Anadilimizde durum böyle olunca yabancı diller konusunda bir başarıdan söz etmek de mümkün değildir. Bu imkânsızlığın ispatını da bâzı istatistik bilgileri vererek yapmak istiyorum. Son yapılan üniversite sınavlarındaki sorularından örnek vereceğim. Türkçe sorularını, sınava giren bütün öğrenciler cevaplamak zorundadır. Yabancı dil puanı ile bir bölümü girmek isteyenler de, beş dilde (İngiliz, Fransızca, Almanca, Arapça, Rusça) hazırlanan yabancı dil sınavlarından birine giriyorlar. Türkçe sorularının sayısı 40, yabancı dil sorularının sayısı ise 80.

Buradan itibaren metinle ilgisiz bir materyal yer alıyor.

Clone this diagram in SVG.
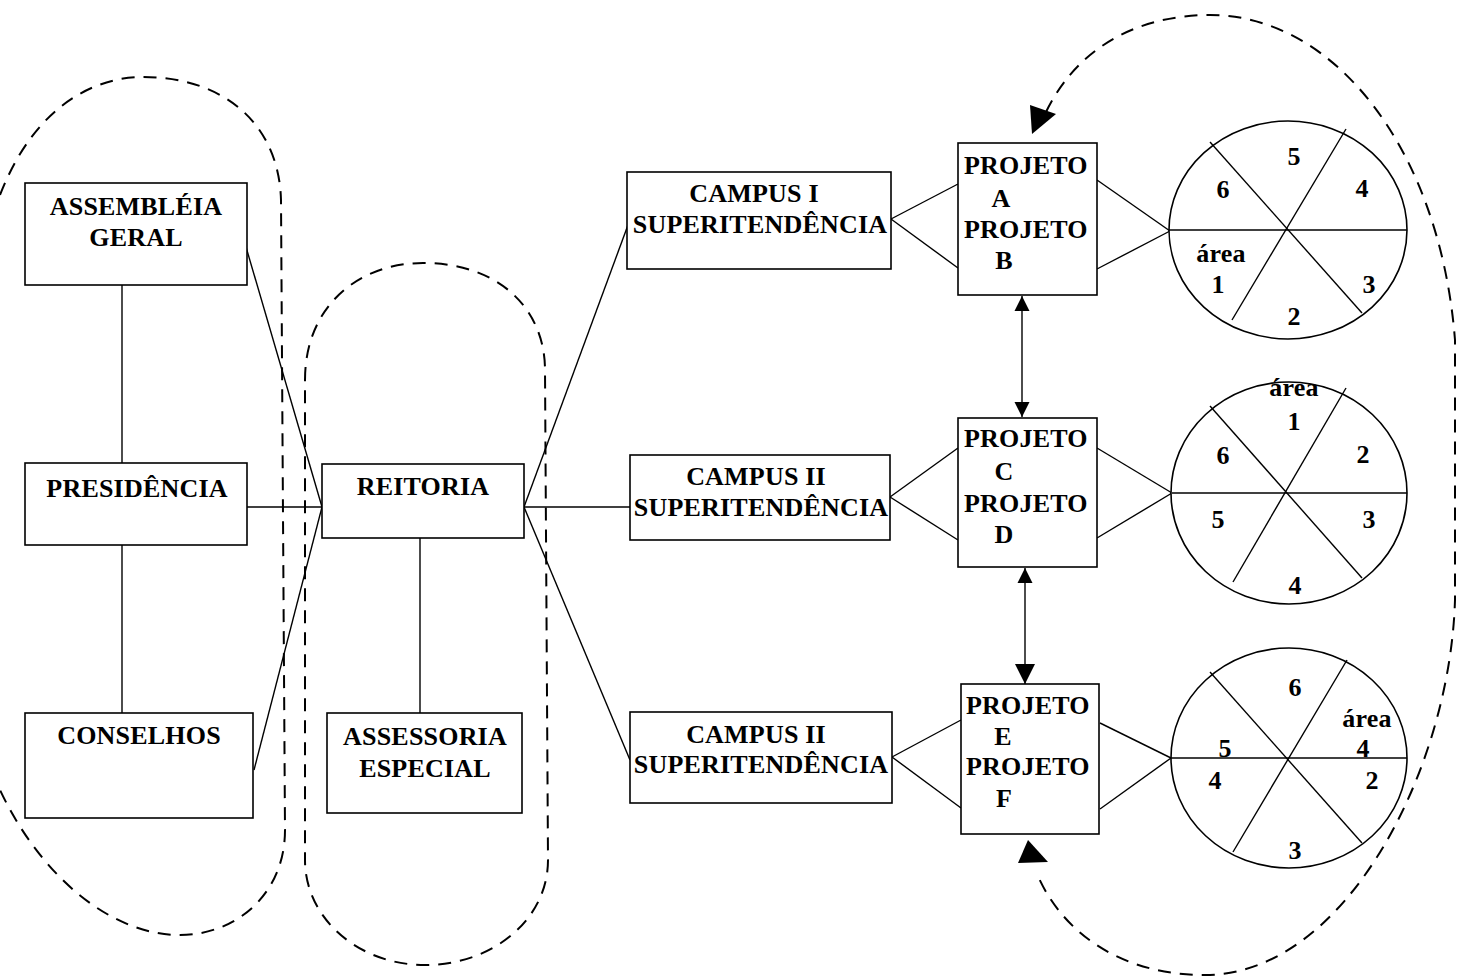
<svg xmlns="http://www.w3.org/2000/svg" width="1458" height="979" viewBox="0 0 1458 979">
<style>
.box{fill:#fff;stroke:#000;stroke-width:1.6}
.t{font-family:"Liberation Serif","Times New Roman",serif;font-weight:bold;font-size:26px;letter-spacing:0.2px;fill:#000}
.m{text-anchor:middle}
.ln{stroke:#000;stroke-width:1.4;fill:none}
.dash{stroke:#000;stroke-width:2;fill:none;stroke-dasharray:13 9}
.pie{fill:#fff;stroke:#000;stroke-width:1.6}
</style>
<defs>
<marker id="ah" viewBox="0 0 10 10" refX="10" refY="5" markerWidth="15" markerHeight="16" markerUnits="userSpaceOnUse" orient="auto-start-reverse">
<path d="M0,0 L10,5 L0,10 Z" fill="#000"/>
</marker>
<marker id="ah2" viewBox="0 0 10 10" refX="10" refY="5" markerWidth="20" markerHeight="24" markerUnits="userSpaceOnUse" orient="auto-start-reverse">
<path d="M0,0 L10,5 L0,10 Z" fill="#000"/>
</marker>
</defs>
<rect width="1458" height="979" fill="#fff"/>

<g id="groups">
<path class="dash" d="M0,195 C35,105 95,77 143,77 C225,77 279,125 281,200 L285,830 C285,895 235,935 180,935 C110,935 40,875 0,790"/>
<path class="dash" d="M305,380 C305,305 360,263 423,263 C500,263 545,310 545,370 L548,860 C548,920 492,965 425,965 C358,965 305,918 305,860 Z"/>
<path class="dash" d="M1046,112 C1080,42 1145,15 1210,15 C1335,15 1440,150 1455,340 L1455,600 C1450,770 1345,975 1205,975 C1120,975 1062,932 1037,874"/>
<polygon points="1030,105 1056,114 1032,134" fill="#000"/>
<polygon points="1018,863 1028,840 1048,862" fill="#000"/>
</g>

<g id="connectors">
<line class="ln" x1="122" y1="285" x2="122" y2="463"/>
<line class="ln" x1="122" y1="545" x2="122" y2="713"/>
<line class="ln" x1="247" y1="507" x2="322" y2="507"/>
<line class="ln" x1="246" y1="247" x2="322" y2="507"/>
<line class="ln" x1="254" y1="770" x2="322" y2="507"/>
<line class="ln" x1="420" y1="538" x2="420" y2="713"/>
<line class="ln" x1="524" y1="507" x2="628" y2="225"/>
<line class="ln" x1="524" y1="507" x2="630" y2="507"/>
<line class="ln" x1="524" y1="507" x2="630" y2="760"/>
<line class="ln" x1="891" y1="219" x2="958" y2="184"/>
<line class="ln" x1="891" y1="219" x2="958" y2="268"/>
<line class="ln" x1="890" y1="497" x2="958" y2="448"/>
<line class="ln" x1="890" y1="497" x2="958" y2="540"/>
<line class="ln" x1="892" y1="757" x2="961" y2="720"/>
<line class="ln" x1="892" y1="757" x2="961" y2="808"/>
<line class="ln" x1="1097" y1="180" x2="1170" y2="231"/>
<line class="ln" x1="1097" y1="269" x2="1170" y2="231"/>
<line class="ln" x1="1097" y1="448" x2="1172" y2="493"/>
<line class="ln" x1="1097" y1="538" x2="1172" y2="493"/>
<line class="ln" x1="1100" y1="723" x2="1171" y2="758"/>
<line class="ln" x1="1100" y1="809" x2="1171" y2="758"/>
<line class="ln" x1="1022" y1="296" x2="1022" y2="417" marker-start="url(#ah)" marker-end="url(#ah)" stroke-width="2"/>
<line class="ln" x1="1025" y1="568" x2="1025" y2="684" marker-start="url(#ah)" marker-end="url(#ah2)" stroke-width="2"/>
</g>

<g id="assembleia">
<rect class="box" x="25" y="183" width="222" height="102"/>
<text class="t m" x="136" y="215">ASSEMBLÉIA</text>
<text class="t m" x="136" y="246">GERAL</text>
</g>
<g id="presidencia">
<rect class="box" x="25" y="463" width="222" height="82"/>
<text class="t m" x="137" y="497">PRESIDÊNCIA</text>
</g>
<g id="conselhos">
<rect class="box" x="25" y="713" width="228" height="105"/>
<text class="t m" x="139" y="744">CONSELHOS</text>
</g>
<g id="reitoria">
<rect class="box" x="322" y="464" width="202" height="74"/>
<text class="t m" x="423" y="495">REITORIA</text>
</g>
<g id="assessoria">
<rect class="box" x="327" y="713" width="195" height="100"/>
<text class="t m" x="425" y="745">ASSESSORIA</text>
<text class="t m" x="425" y="777">ESPECIAL</text>
</g>
<g id="campus1">
<rect class="box" x="627" y="172" width="264" height="97"/>
<text class="t m" x="754" y="202">CAMPUS I</text>
<text class="t m" x="760" y="233">SUPERITENDÊNCIA</text>
</g>
<g id="campus2">
<rect class="box" x="630" y="455" width="260" height="85"/>
<text class="t m" x="756" y="485">CAMPUS II</text>
<text class="t m" x="761" y="516">SUPERITENDÊNCIA</text>
</g>
<g id="campus3">
<rect class="box" x="630" y="712" width="262" height="91"/>
<text class="t m" x="756" y="743">CAMPUS II</text>
<text class="t m" x="761" y="773">SUPERITENDÊNCIA</text>
</g>
<g id="projetoAB">
<rect class="box" x="958" y="143" width="139" height="152"/>
<text class="t" x="964" y="174">PROJETO</text>
<text class="t m" x="1001" y="207">A</text>
<text class="t" x="964" y="238">PROJETO</text>
<text class="t m" x="1004" y="269">B</text>
</g>
<g id="projetoCD">
<rect class="box" x="958" y="418" width="139" height="149"/>
<text class="t" x="964" y="447">PROJETO</text>
<text class="t m" x="1004" y="480">C</text>
<text class="t" x="964" y="512">PROJETO</text>
<text class="t m" x="1004" y="543">D</text>
</g>
<g id="projetoEF">
<rect class="box" x="961" y="684" width="138" height="150"/>
<text class="t" x="966" y="714">PROJETO</text>
<text class="t m" x="1003" y="745">E</text>
<text class="t" x="966" y="775">PROJETO</text>
<text class="t m" x="1004" y="807">F</text>
</g>

<g id="areas1">
<ellipse class="pie" cx="1288" cy="230" rx="119" ry="109"/>
<line class="ln" x1="1169" y1="230" x2="1407" y2="230"/>
<line class="ln" x1="1210" y1="142" x2="1362" y2="313"/>
<line class="ln" x1="1346" y1="129" x2="1232" y2="320"/>
<text class="t m" x="1294" y="165">5</text>
<text class="t m" x="1223" y="198">6</text>
<text class="t m" x="1362" y="197">4</text>
<text class="t m" x="1221" y="262">área</text>
<text class="t m" x="1218" y="293">1</text>
<text class="t m" x="1369" y="293">3</text>
<text class="t m" x="1294" y="325">2</text>
</g>
<g id="areas2">
<ellipse class="pie" cx="1289" cy="493" rx="118" ry="111"/>
<line class="ln" x1="1172" y1="493" x2="1407" y2="493"/>
<line class="ln" x1="1210" y1="406" x2="1362" y2="578"/>
<line class="ln" x1="1346" y1="388" x2="1233" y2="582"/>
<text class="t m" x="1294" y="396">área</text>
<text class="t m" x="1294" y="430">1</text>
<text class="t m" x="1223" y="464">6</text>
<text class="t m" x="1363" y="463">2</text>
<text class="t m" x="1218" y="528">5</text>
<text class="t m" x="1369" y="528">3</text>
<text class="t m" x="1295" y="594">4</text>
</g>
<g id="areas3">
<ellipse class="pie" cx="1289" cy="758" rx="118" ry="110"/>
<line class="ln" x1="1171" y1="758" x2="1407" y2="758"/>
<line class="ln" x1="1210" y1="672" x2="1362" y2="843"/>
<line class="ln" x1="1347" y1="660" x2="1233" y2="852"/>
<text class="t m" x="1295" y="696">6</text>
<text class="t m" x="1367" y="727">área</text>
<text class="t m" x="1363" y="757">4</text>
<text class="t m" x="1225" y="757">5</text>
<text class="t m" x="1215" y="789">4</text>
<text class="t m" x="1372" y="789">2</text>
<text class="t m" x="1295" y="859">3</text>
</g>
</svg>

Aşağıdaki tabloyu iyi incelemenizi rica ediyorum.

Dil
Soru Sayısı
Ortalama doğru cevap
%
Türkçe
40
16,316
40.79
İngilizce
80
48,992
61.24
Fransızca
80
33,629
40.04
Almanca
80
38,991
48.74
Arapça
80
10,250
12,81
Rusça
80
35,969
44.96

Bu tabloda yabancı diller olarak İngilizce ve Arapça ile ilgili rakamlara dikkat çekmektedir. Türkçenin kırk soruda ortalama on altı doğru cevabın olması da, Türkçe derslerinde dil bilgisine on iki yıl boyunca pek bir şey eklenmediği göstermektedir. Türkçe sorular içindeki paragraf sorularında ortalama doğru cevap sayısı ve oranı ise daha kötü durumdadır.

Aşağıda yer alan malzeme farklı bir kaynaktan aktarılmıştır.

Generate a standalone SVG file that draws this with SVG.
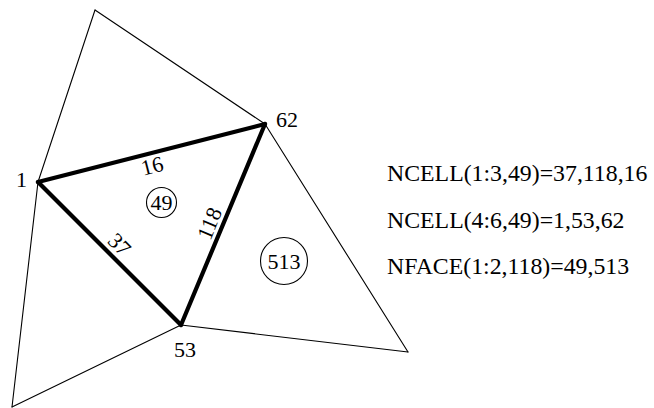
<svg xmlns="http://www.w3.org/2000/svg" width="654" height="408" viewBox="0 0 654 408">
<style>
.thin{stroke:#000;stroke-width:1.1;fill:none;stroke-linecap:round}
.thick{stroke:#000;stroke-width:4.2;fill:none;stroke-linecap:round;stroke-linejoin:round}
.circ{stroke:#000;stroke-width:1.1;fill:none}
text{font-family:"Liberation Serif","Times New Roman",serif;fill:#000}
.lab{font-size:22px}
.eq{font-size:23.8px}
</style>
<rect width="654" height="408" fill="#fff"/>
<g id="connectors">
<line class="thin" x1="95" y1="10" x2="265" y2="124"/>
<line class="thin" x1="95" y1="10" x2="38" y2="182"/>
<line class="thin" x1="38" y1="182" x2="12" y2="407"/>
<line class="thin" x1="181" y1="325" x2="12" y2="407"/>
<line class="thin" x1="181" y1="325" x2="408" y2="352"/>
<line class="thin" x1="265" y1="124" x2="408" y2="352"/>
<g id="edge16"><line class="thick" x1="38" y1="182" x2="265" y2="124"/><text class="lab" text-anchor="middle" transform="translate(153.9,173.1) rotate(-14.3)">16</text></g>
<g id="edge37"><line class="thick" x1="38" y1="182" x2="181" y2="325"/><text class="lab" text-anchor="middle" transform="translate(114.2,249.8) rotate(45)">37</text></g>
<g id="edge118"><line class="thick" x1="181" y1="325" x2="265" y2="124"/><text class="lab" text-anchor="middle" transform="translate(216.4,226.3) rotate(-67.3)">118</text></g>
</g>
<g id="node1"><text class="lab" x="16" y="187">1</text></g>
<g id="node62"><text class="lab" x="276" y="127">62</text></g>
<g id="node53"><text class="lab" x="174" y="357">53</text></g>
<g id="cell49"><circle class="circ" cx="161.5" cy="202.5" r="15"/><text class="lab" x="161.5" y="210" text-anchor="middle">49</text></g>
<g id="cell513"><circle class="circ" cx="284" cy="261" r="23.5"/><text class="lab" x="284" y="268.5" text-anchor="middle">513</text></g>
<g id="equations">
<text class="eq" x="387" y="181">NCELL(1:3,49)=37,118,16</text>
<text class="eq" x="387" y="228">NCELL(4:6,49)=1,53,62</text>
<text class="eq" x="387" y="274">NFACE(1:2,118)=49,513</text>
</g>
</svg>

Diğer taraftan neredeyse varımızı yokumuzu verip, bütün eğitim sistemimizi ipotek ettiğimiz İngilizcenin öğreniminde sadece yüzde 61.24’lük bir başarı oranı yakalanması ise üzerinde düşünülmesi gereken bir durumdur. Bunda İngilizce seviyesi yüksek olan öğrencilerin, dil puanıyla öğrenci alan bölümleri tercih etmemesi ve dolayısıyla dil sınavına girmemesi de etkilidir.

Diğer dikkat çeken dil ise, Arapçadır. Toplam öğrenci sayısının yaklaşık yüzde 10’unu teşkil eden imam-hatip liselerinde verilen Arapça dil öğreniminde pek başarılı olmadığını anlıyoruz. Bunun diğer bir sebebi de yine, Arapça becerisi yüksek imam-hatip mezunu öğrencilerin dil puanıyla öğrenci alan bölümleri tercih etmemesi olabilir.  

Dolu almıyor, boş dolmuyor

Eğitim sistemimizde hem anadilimiz ihmâl edip hem de diğer yabancı dilleri önemsemezken, İngilizceye verdiğimiz “orantısız önem” bile, beklenen sonucu vermemektedir. Bu, dil öğretimi üzerinden tüm eğitim sistemimizin büyük bir altyapı değişikliğine ihtiyaç duyduğunu göstermektedir. Okulda öğretilenler, hayâtta karşılığını bulmamaktadır. Hayâtı değiştiremeyeceğimize göre, okulu hayâtın gereklerine cevap verecek şekle getirmekten başka bir yol göremiyorum. Gereksiz bürokrasi ve göz boyamaktan başka işe yaramayan ritüelleri bir tarafa bırakıp bu ağırlıklardan kurtulmanın önemli bir ilk adım olacağını düşünüyorum.